Mais à partir des années 1990, avec l’industrialisation des procédés constructifs et le lobbying puissant des grandes sociétés spécialisées dans la construction, les soutiens financiers accordés par l’état aux auto-constructeurs sont progressivement retirés. Le marché de la construction est aujourd’hui largement dominé par la production professionnalisée. Certains auteurs3 donnent des raisons supplémentaires à ce désengagement : il faut s’assurer du respect des règles de l’art et éviter les risques liés à une pratique non-professionnelle du chantier, diminuer la concurrence entre les entreprises du bâtiment et lutter contre le travail clandestin. Néanmoins, le bâti auto-construit constitue encore un modèle choisi par de nombreuses personnes : le mouvement Castors existe toujours et s’est étendu à plusieurs régions de France, attirant une population de classe moyenne désireuse de construire son habitat pour des raisons économiques et écologiques4. Conservant les principes ayant présidé à sa création, les Castors proposent ainsi aide et assistance à toute personne souhaitant se lancer dans un projet de construction ou de réhabilitation tout en conservant la maîtrise d’œuvre de son chantier : auprès des Castors, elle pourra alors trouver des services techniques, des apports financiers, une main d’œuvre bénévole ou encore des matériaux bon marché qui lui permettront de maîtriser son budget ainsi que la qualité de sa production. En parallèle à cela, on assiste à un essor des technologies modernes et notamment d’Internet, qui favorisent une diffusion rapide des connaissances : blogs, chaînes YouTube, sites d’idées tel que Pinterest1, forums ou encore sites spécialisés permettent à chaque porteur de projet d’accéder facilement à l’information et de se construire un avis précis sur n’importe-quel sujet. La possibilité d’échanger avec d’autres auto-constructeurs ou auto-réhabilitateurs donne également le moyen de profiter de l’expérience de l’autre sans avoir à se déplacer.
Enfin, depuis quelques années, le concept DIY ou Do It Yourself (faites-le vous-même en anglais) marque un regain d’intérêt pour l’auto- production : marquant un rejet de la société de consommation, ses adeptes prônent l’économie, la récupération, le recyclage et l’auto- gestion.
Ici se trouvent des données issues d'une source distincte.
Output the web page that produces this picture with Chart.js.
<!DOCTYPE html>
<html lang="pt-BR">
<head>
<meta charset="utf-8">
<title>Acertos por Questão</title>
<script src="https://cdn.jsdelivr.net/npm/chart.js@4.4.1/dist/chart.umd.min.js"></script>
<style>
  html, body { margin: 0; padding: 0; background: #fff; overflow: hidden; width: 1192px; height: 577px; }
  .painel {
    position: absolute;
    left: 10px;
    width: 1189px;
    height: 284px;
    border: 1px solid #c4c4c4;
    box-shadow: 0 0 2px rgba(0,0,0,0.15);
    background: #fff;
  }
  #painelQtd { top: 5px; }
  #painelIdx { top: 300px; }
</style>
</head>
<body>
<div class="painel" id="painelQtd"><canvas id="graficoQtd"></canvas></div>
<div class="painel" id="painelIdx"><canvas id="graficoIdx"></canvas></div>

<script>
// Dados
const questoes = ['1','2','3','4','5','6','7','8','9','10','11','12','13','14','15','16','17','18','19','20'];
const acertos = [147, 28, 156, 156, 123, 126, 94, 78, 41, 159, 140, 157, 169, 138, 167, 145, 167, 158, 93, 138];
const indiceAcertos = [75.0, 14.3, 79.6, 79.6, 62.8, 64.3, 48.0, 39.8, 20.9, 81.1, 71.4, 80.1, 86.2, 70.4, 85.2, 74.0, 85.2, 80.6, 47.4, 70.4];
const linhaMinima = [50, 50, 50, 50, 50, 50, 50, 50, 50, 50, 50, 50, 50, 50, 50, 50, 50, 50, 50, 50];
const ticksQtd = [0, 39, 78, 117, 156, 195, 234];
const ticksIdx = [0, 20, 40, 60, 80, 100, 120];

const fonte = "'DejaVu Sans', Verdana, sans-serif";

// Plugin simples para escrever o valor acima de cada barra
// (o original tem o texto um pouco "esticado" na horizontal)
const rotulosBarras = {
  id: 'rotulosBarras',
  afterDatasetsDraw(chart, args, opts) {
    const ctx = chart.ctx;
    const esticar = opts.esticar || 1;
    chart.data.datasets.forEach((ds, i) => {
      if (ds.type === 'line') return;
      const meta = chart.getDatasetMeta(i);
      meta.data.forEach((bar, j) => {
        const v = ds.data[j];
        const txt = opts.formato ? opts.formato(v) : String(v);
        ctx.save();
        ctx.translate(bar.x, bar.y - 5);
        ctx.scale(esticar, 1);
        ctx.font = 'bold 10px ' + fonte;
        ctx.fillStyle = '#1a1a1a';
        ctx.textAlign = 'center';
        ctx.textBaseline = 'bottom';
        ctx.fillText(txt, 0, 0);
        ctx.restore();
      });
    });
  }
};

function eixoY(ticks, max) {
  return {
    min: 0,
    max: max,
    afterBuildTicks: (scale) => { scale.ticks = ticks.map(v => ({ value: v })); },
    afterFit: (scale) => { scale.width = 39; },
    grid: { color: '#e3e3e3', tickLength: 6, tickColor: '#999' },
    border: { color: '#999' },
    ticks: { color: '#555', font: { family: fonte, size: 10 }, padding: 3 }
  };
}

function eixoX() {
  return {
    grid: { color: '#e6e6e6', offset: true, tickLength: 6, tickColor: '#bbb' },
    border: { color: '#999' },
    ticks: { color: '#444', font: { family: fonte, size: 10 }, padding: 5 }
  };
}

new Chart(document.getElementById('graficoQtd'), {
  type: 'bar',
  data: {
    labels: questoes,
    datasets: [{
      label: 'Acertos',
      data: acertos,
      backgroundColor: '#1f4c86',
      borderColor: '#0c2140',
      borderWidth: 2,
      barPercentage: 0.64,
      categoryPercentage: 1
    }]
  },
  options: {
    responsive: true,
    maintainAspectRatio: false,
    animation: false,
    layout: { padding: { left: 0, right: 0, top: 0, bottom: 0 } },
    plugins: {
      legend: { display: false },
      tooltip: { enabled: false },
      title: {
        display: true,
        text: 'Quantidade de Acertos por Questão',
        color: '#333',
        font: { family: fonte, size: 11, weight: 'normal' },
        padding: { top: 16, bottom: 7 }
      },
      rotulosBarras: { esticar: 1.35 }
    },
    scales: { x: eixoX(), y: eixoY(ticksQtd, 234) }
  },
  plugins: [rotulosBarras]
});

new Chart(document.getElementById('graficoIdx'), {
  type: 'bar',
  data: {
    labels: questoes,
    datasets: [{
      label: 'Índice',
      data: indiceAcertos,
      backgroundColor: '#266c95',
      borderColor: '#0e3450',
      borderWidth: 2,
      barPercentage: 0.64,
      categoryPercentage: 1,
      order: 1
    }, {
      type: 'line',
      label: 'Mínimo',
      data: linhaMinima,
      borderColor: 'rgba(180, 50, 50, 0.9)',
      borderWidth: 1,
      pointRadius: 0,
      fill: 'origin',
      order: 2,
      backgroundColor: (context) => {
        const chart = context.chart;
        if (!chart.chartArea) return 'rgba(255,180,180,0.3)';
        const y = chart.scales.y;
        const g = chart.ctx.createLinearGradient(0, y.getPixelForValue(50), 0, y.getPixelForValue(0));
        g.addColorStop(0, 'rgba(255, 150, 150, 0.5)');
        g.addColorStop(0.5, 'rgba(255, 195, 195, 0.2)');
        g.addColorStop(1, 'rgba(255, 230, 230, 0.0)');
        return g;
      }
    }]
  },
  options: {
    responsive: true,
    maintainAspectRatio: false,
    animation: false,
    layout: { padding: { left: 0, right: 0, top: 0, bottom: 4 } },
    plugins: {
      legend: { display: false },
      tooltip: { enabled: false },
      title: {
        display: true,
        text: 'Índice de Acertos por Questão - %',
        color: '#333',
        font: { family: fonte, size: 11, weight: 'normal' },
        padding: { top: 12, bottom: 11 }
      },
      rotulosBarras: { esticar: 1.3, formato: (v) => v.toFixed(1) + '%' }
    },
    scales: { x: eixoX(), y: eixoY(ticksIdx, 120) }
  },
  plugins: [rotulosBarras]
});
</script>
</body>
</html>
Illustrant une volonté d’indépendance vis-à-vis des industries et des grands groupes commerciaux, le mouvement DIY2 se diffuse largement par le biais d’internet : des néophytes partagent leurs travaux en photo ou en vidéo, accompagnés de tutoriels expliquant pas à pas la marche à suivre pour reproduire le dit objet ou ouvrage de construction. L’auto-réhabilitation s’insère parfaitement dans cette mouvance et se nourrit largement de ses codes, permettant à celui qui désire se lancer dans un projet d’obtenir un maximum d’informations aisément, au risque parfois de se perdre ou d’obtenir des données erronées car non validée par un sachant.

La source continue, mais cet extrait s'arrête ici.